## GOAL
Return the material exactly as supplied, apart from the pictures, which are omitted.

----

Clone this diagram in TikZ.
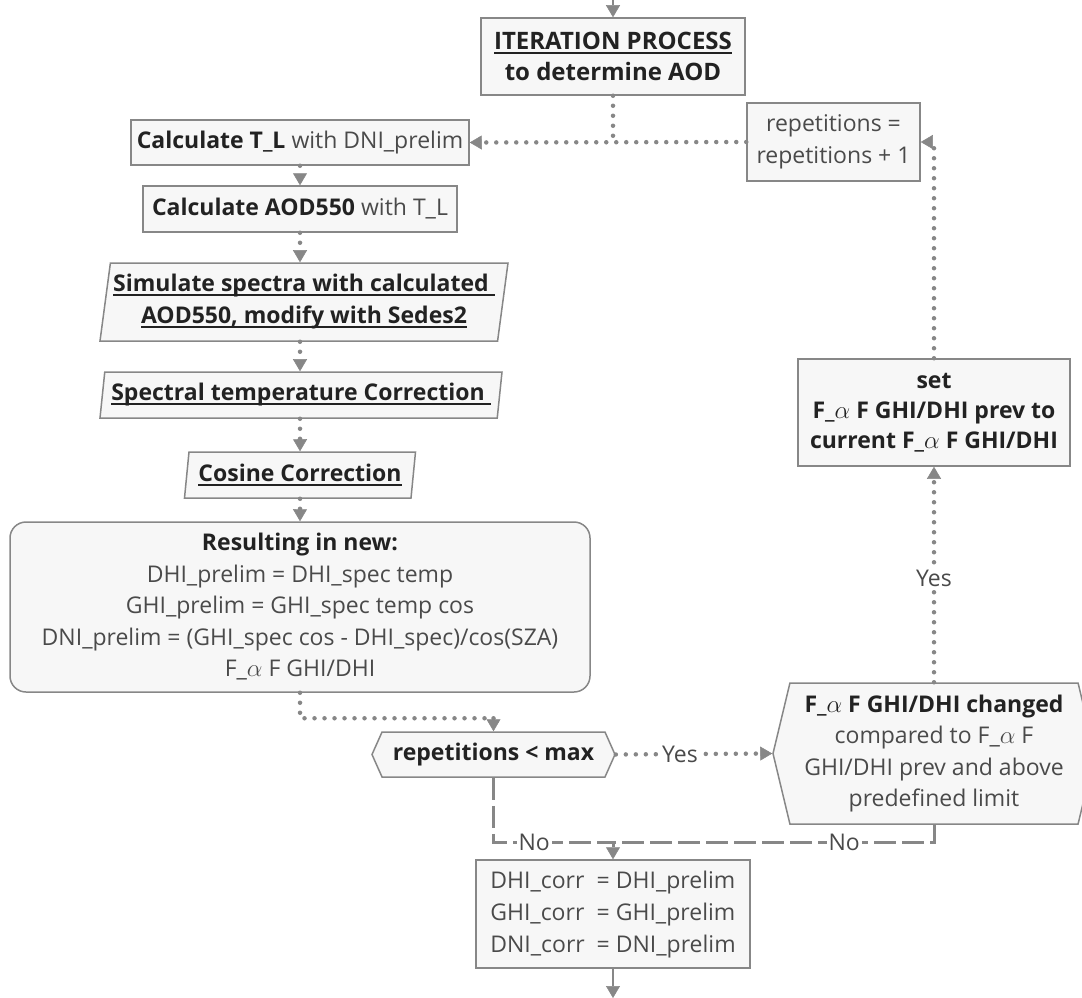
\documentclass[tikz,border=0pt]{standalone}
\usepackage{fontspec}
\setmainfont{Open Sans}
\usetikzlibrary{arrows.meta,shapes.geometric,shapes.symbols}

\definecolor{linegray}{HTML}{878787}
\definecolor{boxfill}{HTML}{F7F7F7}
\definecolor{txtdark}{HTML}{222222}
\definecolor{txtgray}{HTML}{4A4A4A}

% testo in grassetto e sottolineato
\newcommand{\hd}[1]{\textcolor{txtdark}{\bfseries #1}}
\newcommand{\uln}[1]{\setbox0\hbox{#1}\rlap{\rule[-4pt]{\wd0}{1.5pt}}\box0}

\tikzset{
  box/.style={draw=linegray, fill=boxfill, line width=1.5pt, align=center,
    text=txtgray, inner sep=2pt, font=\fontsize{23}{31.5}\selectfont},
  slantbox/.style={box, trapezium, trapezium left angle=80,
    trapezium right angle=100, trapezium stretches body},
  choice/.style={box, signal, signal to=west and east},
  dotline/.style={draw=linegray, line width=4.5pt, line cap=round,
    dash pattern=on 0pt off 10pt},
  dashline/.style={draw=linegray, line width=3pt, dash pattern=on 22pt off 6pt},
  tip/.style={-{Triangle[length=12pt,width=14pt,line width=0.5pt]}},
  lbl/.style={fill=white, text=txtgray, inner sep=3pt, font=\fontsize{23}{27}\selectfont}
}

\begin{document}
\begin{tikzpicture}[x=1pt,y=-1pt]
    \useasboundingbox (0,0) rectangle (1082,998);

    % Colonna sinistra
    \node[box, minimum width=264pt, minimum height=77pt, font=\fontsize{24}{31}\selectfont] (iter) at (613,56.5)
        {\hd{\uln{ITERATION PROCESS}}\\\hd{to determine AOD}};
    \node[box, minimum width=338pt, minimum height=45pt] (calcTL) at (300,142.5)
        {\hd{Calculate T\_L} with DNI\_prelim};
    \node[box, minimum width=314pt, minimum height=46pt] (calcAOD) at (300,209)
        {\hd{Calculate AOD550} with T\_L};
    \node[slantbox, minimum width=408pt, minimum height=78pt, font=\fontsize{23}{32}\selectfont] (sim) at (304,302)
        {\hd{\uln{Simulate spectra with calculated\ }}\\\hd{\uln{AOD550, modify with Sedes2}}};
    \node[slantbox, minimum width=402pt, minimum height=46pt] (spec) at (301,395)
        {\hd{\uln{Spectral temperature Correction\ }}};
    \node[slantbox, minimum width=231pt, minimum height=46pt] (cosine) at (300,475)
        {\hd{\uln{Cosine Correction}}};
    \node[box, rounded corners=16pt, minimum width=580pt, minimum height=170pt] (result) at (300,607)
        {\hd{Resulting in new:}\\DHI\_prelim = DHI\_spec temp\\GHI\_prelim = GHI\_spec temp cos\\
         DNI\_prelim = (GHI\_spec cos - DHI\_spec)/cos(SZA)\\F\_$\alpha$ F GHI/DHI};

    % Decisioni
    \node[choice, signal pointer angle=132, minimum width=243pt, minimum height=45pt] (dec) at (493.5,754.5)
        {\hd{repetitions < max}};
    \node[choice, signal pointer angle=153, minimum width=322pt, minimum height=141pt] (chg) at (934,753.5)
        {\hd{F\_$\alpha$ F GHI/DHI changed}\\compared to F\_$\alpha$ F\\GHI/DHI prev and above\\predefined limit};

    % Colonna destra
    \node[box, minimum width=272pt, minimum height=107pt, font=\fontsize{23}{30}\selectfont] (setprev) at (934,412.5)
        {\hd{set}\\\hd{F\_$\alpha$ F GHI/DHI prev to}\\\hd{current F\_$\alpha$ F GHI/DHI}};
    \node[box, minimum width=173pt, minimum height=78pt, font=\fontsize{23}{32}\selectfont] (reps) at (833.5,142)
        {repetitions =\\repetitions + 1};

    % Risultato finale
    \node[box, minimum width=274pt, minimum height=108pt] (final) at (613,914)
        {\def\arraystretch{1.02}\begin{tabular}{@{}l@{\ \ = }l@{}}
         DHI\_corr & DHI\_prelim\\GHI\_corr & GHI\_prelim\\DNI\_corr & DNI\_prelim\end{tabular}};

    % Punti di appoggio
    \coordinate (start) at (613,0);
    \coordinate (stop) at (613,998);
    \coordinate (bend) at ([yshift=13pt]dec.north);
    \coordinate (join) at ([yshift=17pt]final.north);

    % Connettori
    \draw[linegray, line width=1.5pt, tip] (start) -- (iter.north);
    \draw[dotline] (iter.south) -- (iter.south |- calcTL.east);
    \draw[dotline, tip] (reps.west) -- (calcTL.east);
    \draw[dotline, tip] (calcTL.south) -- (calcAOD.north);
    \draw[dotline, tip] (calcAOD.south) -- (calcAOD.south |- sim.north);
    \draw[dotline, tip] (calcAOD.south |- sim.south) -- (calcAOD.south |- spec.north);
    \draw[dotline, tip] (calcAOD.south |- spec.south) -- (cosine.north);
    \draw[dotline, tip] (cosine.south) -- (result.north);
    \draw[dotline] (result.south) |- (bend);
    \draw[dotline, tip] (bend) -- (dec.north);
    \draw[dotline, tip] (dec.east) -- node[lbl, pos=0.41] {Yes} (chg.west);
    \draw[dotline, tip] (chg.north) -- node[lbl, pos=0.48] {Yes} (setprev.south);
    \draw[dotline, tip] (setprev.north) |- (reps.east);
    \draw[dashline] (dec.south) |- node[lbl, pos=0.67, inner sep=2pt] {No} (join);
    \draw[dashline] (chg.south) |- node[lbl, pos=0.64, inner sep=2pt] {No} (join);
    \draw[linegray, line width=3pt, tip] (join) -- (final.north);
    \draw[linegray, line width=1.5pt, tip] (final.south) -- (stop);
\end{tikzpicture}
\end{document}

----

## RESULT OF THE EXERCISE
Clone this diagram in TikZ.
\documentclass[tikz,border=0pt]{standalone}
\usepackage{fontspec}
\setmainfont{Open Sans}
\usetikzlibrary{arrows.meta,shapes.geometric,shapes.symbols}

\definecolor{linegray}{HTML}{878787}
\definecolor{boxfill}{HTML}{F7F7F7}
\definecolor{txtdark}{HTML}{222222}
\definecolor{txtgray}{HTML}{4A4A4A}

% testo in grassetto e sottolineato
\newcommand{\hd}[1]{\textcolor{txtdark}{\bfseries #1}}
\newcommand{\uln}[1]{\setbox0\hbox{#1}\rlap{\rule[-4pt]{\wd0}{1.5pt}}\box0}

\tikzset{
  box/.style={draw=linegray, fill=boxfill, line width=1.5pt, align=center,
    text=txtgray, inner sep=2pt, font=\fontsize{23}{31.5}\selectfont},
  slantbox/.style={box, trapezium, trapezium left angle=80,
    trapezium right angle=100, trapezium stretches body},
  choice/.style={box, signal, signal to=west and east},
  dotline/.style={draw=linegray, line width=4.5pt, line cap=round,
    dash pattern=on 0pt off 10pt},
  dashline/.style={draw=linegray, line width=3pt, dash pattern=on 22pt off 6pt},
  tip/.style={-{Triangle[length=12pt,width=14pt,line width=0.5pt]}},
  lbl/.style={fill=white, text=txtgray, inner sep=3pt, font=\fontsize{23}{27}\selectfont}
}

\begin{document}
\begin{tikzpicture}[x=1pt,y=-1pt]
    \useasboundingbox (0,0) rectangle (1082,998);

    % Colonna sinistra
    \node[box, minimum width=264pt, minimum height=77pt, font=\fontsize{24}{31}\selectfont] (iter) at (613,56.5)
        {\hd{\uln{ITERATION PROCESS}}\\\hd{to determine AOD}};
    \node[box, minimum width=338pt, minimum height=45pt] (calcTL) at (300,142.5)
        {\hd{Calculate T\_L} with DNI\_prelim};
    \node[box, minimum width=314pt, minimum height=46pt] (calcAOD) at (300,209)
        {\hd{Calculate AOD550} with T\_L};
    \node[slantbox, minimum width=408pt, minimum height=78pt, font=\fontsize{23}{32}\selectfont] (sim) at (304,302)
        {\hd{\uln{Simulate spectra with calculated\ }}\\\hd{\uln{AOD550, modify with Sedes2}}};
    \node[slantbox, minimum width=402pt, minimum height=46pt] (spec) at (301,395)
        {\hd{\uln{Spectral temperature Correction\ }}};
    \node[slantbox, minimum width=231pt, minimum height=46pt] (cosine) at (300,475)
        {\hd{\uln{Cosine Correction}}};
    \node[box, rounded corners=16pt, minimum width=580pt, minimum height=170pt] (result) at (300,607)
        {\hd{Resulting in new:}\\DHI\_prelim = DHI\_spec temp\\GHI\_prelim = GHI\_spec temp cos\\
         DNI\_prelim = (GHI\_spec cos - DHI\_spec)/cos(SZA)\\F\_$\alpha$ F GHI/DHI};

    % Decisioni
    \node[choice, signal pointer angle=132, minimum width=243pt, minimum height=45pt] (dec) at (493.5,754.5)
        {\hd{repetitions < max}};
    \node[choice, signal pointer angle=153, minimum width=322pt, minimum height=141pt] (chg) at (934,753.5)
        {\hd{F\_$\alpha$ F GHI/DHI changed}\\compared to F\_$\alpha$ F\\GHI/DHI prev and above\\predefined limit};

    % Colonna destra
    \node[box, minimum width=272pt, minimum height=107pt, font=\fontsize{23}{30}\selectfont] (setprev) at (934,412.5)
        {\hd{set}\\\hd{F\_$\alpha$ F GHI/DHI prev to}\\\hd{current F\_$\alpha$ F GHI/DHI}};
    \node[box, minimum width=173pt, minimum height=78pt, font=\fontsize{23}{32}\selectfont] (reps) at (833.5,142)
        {repetitions =\\repetitions + 1};

    % Risultato finale
    \node[box, minimum width=274pt, minimum height=108pt] (final) at (613,914)
        {\def\arraystretch{1.02}\begin{tabular}{@{}l@{\ \ = }l@{}}
         DHI\_corr & DHI\_prelim\\GHI\_corr & GHI\_prelim\\DNI\_corr & DNI\_prelim\end{tabular}};

    % Punti di appoggio
    \coordinate (start) at (613,0);
    \coordinate (stop) at (613,998);
    \coordinate (bend) at ([yshift=13pt]dec.north);
    \coordinate (join) at ([yshift=17pt]final.north);

    % Connettori
    \draw[linegray, line width=1.5pt, tip] (start) -- (iter.north);
    \draw[dotline] (iter.south) -- (iter.south |- calcTL.east);
    \draw[dotline, tip] (reps.west) -- (calcTL.east);
    \draw[dotline, tip] (calcTL.south) -- (calcAOD.north);
    \draw[dotline, tip] (calcAOD.south) -- (calcAOD.south |- sim.north);
    \draw[dotline, tip] (calcAOD.south |- sim.south) -- (calcAOD.south |- spec.north);
    \draw[dotline, tip] (calcAOD.south |- spec.south) -- (cosine.north);
    \draw[dotline, tip] (cosine.south) -- (result.north);
    \draw[dotline] (result.south) |- (bend);
    \draw[dotline, tip] (bend) -- (dec.north);
    \draw[dotline, tip] (dec.east) -- node[lbl, pos=0.41] {Yes} (chg.west);
    \draw[dotline, tip] (chg.north) -- node[lbl, pos=0.48] {Yes} (setprev.south);
    \draw[dotline, tip] (setprev.north) |- (reps.east);
    \draw[dashline] (dec.south) |- node[lbl, pos=0.67, inner sep=2pt] {No} (join);
    \draw[dashline] (chg.south) |- node[lbl, pos=0.64, inner sep=2pt] {No} (join);
    \draw[linegray, line width=3pt, tip] (join) -- (final.north);
    \draw[linegray, line width=1.5pt, tip] (final.south) -- (stop);
\end{tikzpicture}
\end{document}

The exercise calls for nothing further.